Jack Kramer / ctnewsjunkie
Gov. Malloy speaks with reporters at the state Capitol in Hartford on Friday (Jack Kramer / ctnewsjunkie)

HARTFORD, CT — Gov. Dannel P. Malloy is proposing that municipalities start covering one-third — or $407 million starting in fiscal year 2017-18 — of the teacher retirement costs in the state of Connecticut.

The governor made the announcement at a press conference on Friday at the state Capitol, and said it will be part of his budget address on Wednesday, Feb. 8.

“At a time when state government is making a difficult cut to services we can no longer afford to exclude how we pay for teacher pensions from those conversations,” Malloy said.

“Teachers and school administrators are, after all, municipal employees,” Malloy said. “The state does not pay for pensions for other groups, not police, not firefighters, no other group of town employees does the state establish a pension system for.”

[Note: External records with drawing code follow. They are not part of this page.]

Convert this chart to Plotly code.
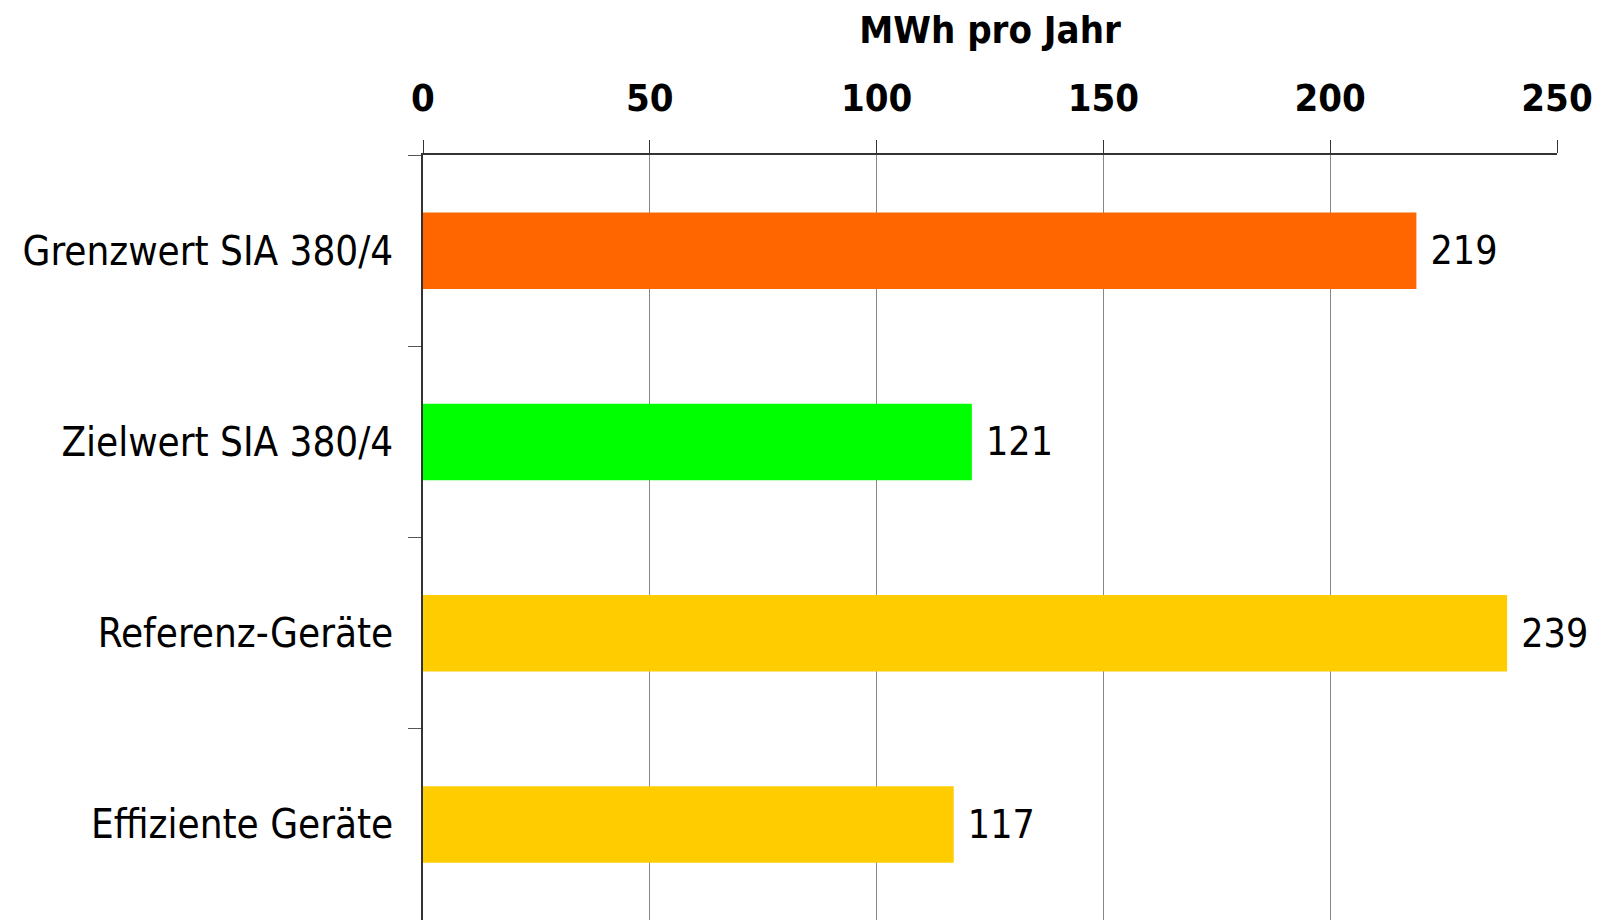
import plotly.graph_objects as go

categories = ["Grenzwert SIA 380/4", "Zielwert SIA 380/4", "Referenz-Geräte", "Effiziente Geräte"]
values = [219, 121, 239, 117]
bar_colors = ["#FF6600", "#00FF00", "#FFCC00", "#FFCC00"]
x_ticks = [0, 50, 100, 150, 200, 250]

FONT = "DejaVu Sans Condensed, Liberation Sans Narrow, Roboto, sans-serif"

fig = go.Figure()

fig.add_trace(go.Bar(
    x=values,
    y=categories,
    orientation="h",
    marker=dict(color=bar_colors, line=dict(width=0)),
    width=0.4,
    text=values,
    texttemplate=" %{x}",
    textposition="outside",
    constraintext="none",
    cliponaxis=False,
    textfont=dict(family=FONT, size=39, color="black"),
    showlegend=False,
))

# the page body adds an 8px offset, so margins are shifted to compensate
fig.update_layout(
    width=1601,
    height=920,
    margin=dict(l=415, r=52, t=147, b=8),
    plot_bgcolor="white",
    paper_bgcolor="white",
    font=dict(family=FONT, color="black"),
    xaxis=dict(
        side="top",
        automargin=False,
        range=[0, 250],
        tickvals=x_ticks,
        ticks="outside",
        ticklen=13,
        tickcolor="#333333",
        tickfont=dict(family=FONT, size=38, weight="bold"),
        ticklabelstandoff=14,
        showgrid=True,
        gridcolor="#888888",
        gridwidth=1.3,
        showline=True,
        linecolor="#333333",
        linewidth=1.5,
        zeroline=False,
        title=dict(
            text="MWh pro Jahr",
            font=dict(family=FONT, size=38, weight="bold"),
            standoff=28,
        ),
    ),
    yaxis=dict(
        automargin=False,
        autorange="reversed",
        range=[3.5, -0.5],
        tickson="boundaries",
        ticks="outside",
        ticklen=13,
        tickcolor="#555555",
        tickfont=dict(family=FONT, size=40),
        ticklabelstandoff=20,
        showgrid=False,
        showline=True,
        linecolor="#333333",
        linewidth=1.5,
        zeroline=False,
    ),
)

fig.write_html("out.html")
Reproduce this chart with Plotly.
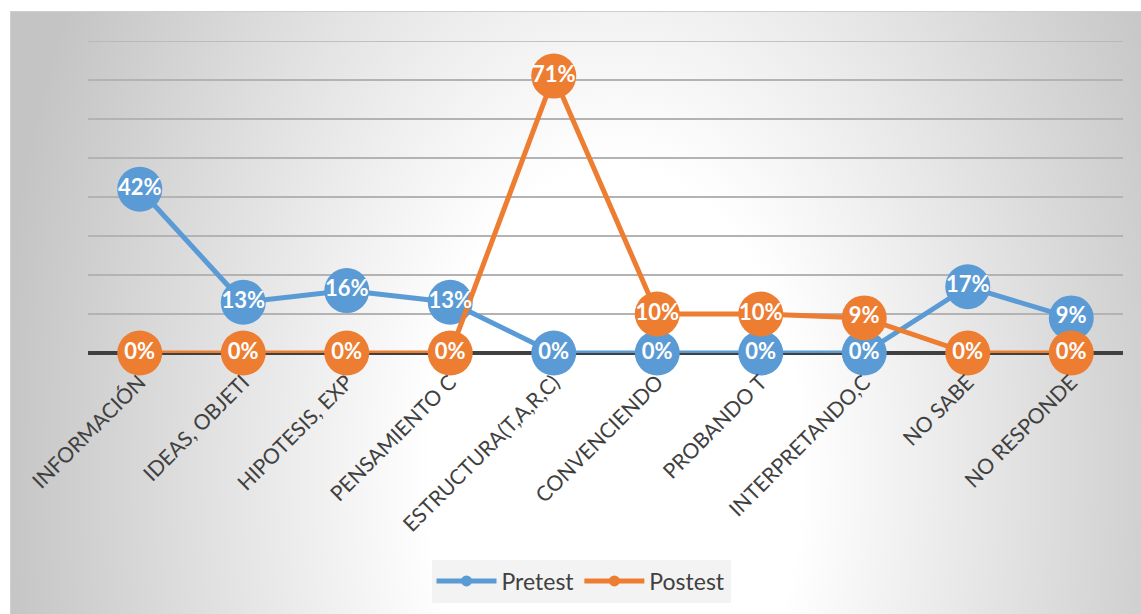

Currently the state is responsible for funding, 100 percent, the Connecticut State Teachers’ Retirement System — the fund responsible for maintaining retirement benefits for over 36,000 retired and 50,000 active teachers, school administrators, and their beneficiaries.

The governor said the state can no longer afford to have towns not contribute to the retirement fund for teachers.

“When we talk about education funding, we typically think of funding our students and schools so that we can deliver on the promise of equitable access to a high quality education,” Malloy added. “But often, the cost of teacher pensions is left out of the education funding conversation.

Malloy added: “This is not a change to the benefits — we must keep our promises to those who have dedicated their lives to educating our children. Rather, we need to change how we pay these benefits in order to create a sustainable, healthy system that keeps our promises to the state’s teachers.”

Malloy said his year, the state, whose budget is $1.5 billion in deficit, is expected to pay $1.2 billion toward teachers’ pensions — representing over one-third of the state’s total educational aid and close to one-quarter of total municipal aid.

The governor’s plan was immediately panned by the executive director of the Connecticut Council of Small Towns (COST).

“Requiring towns to pick up as much as 1/3 of the cost of unfunded teacher pension liabilities will impose a huge burden on local property taxpayers in our small towns,” Betsy Gara, COST’s executive director, said.

“What’s troubling about this proposal is that teacher retirement benefits are set in state statute. As a result, towns have not had the opportunity to negotiate pension benefits but will now be on the hook for funding them,” Gara said. “In addition, towns have had no role in managing teachers’ pensions and will now be required to pay the price for years of unfunded pension liabilities.”

Also critical of the plan was Connecticut Conference of Municipalities Executive Director Joe DeLong.

“The governor’s proposed changes to the Teachers Retirement System that would require towns to contribute almost $1 billion over two years — tantamount to a $1 billion bill to property taxpayers across Connecticut,” DeLong said.

“Such a colossal cost transfer — even given the current fiscal realities and the need to look at all areas of state and local spending — only reinforces the urgency to address the structural changes needed to give municipalities new tools for revenue diversification to keep in line with the overwhelming number of other states,” DeLong said.

The governor tried to put a little silver lining in his teacher retirement initiative by saying he is proposing to preserve the state income tax exemption for the pensions of teachers who continue to live in the state, which was enacted into law in 2014.

Beginning in 2017 and annually thereafter, this exemption is scheduled to be 50 percent. Malloy said his budget package preserves the exemption.

Finally, the governor said his budget proposal will include a $10 million increase of the state’s contribution to the Retired Teachers’ Healthcare Fund in fiscal year 2018 and then an additional $3.7 million increase in fiscal year 2019. Additionally, the budget plan calls for the state’s contribution to the fund to be raised to 25 percent of total healthcare costs from its current funding level of approximately 18 percent.

Malloy said his proposal “isn’t just about saving money.”

He said the current system is determined exclusively by town officials — on how many teachers a town decides to employ and what those teachers are paid. Such a system, Malloy said, clearly benefits the more affluent communities in the state.

“We aren’t failing wealthy people,” Malloy said. “We are failing poor people — black and brown kids.”

Connecticut Education Assocation President Sheila Cohen warned that the plan could have serious consequences for our students, our families, and our communities.

“Cities and towns could cut education budgets, resulting in cuts to classes and other educational programs, teacher layoffs, and larger class sizes for our students,” Cohen said. “This plan would have unintended, long-term consequences on our next generation of students.

“A similar plan was explored more than 20 years ago, and legislators rejected it then,” Cohen continued. “The examination and scrutiny of the plan that was done then must be done now.”

Cohen was happy that Malloy, in her words, “fulfilled his promise to educators by addressing the state’s obligation to the retired teachers’ healthcare fund and by reducing the state income tax on teachers pensions.”

Malloy will present his full state budget proposal on Feb. 8 during an address to a joint convention of the General Assembly.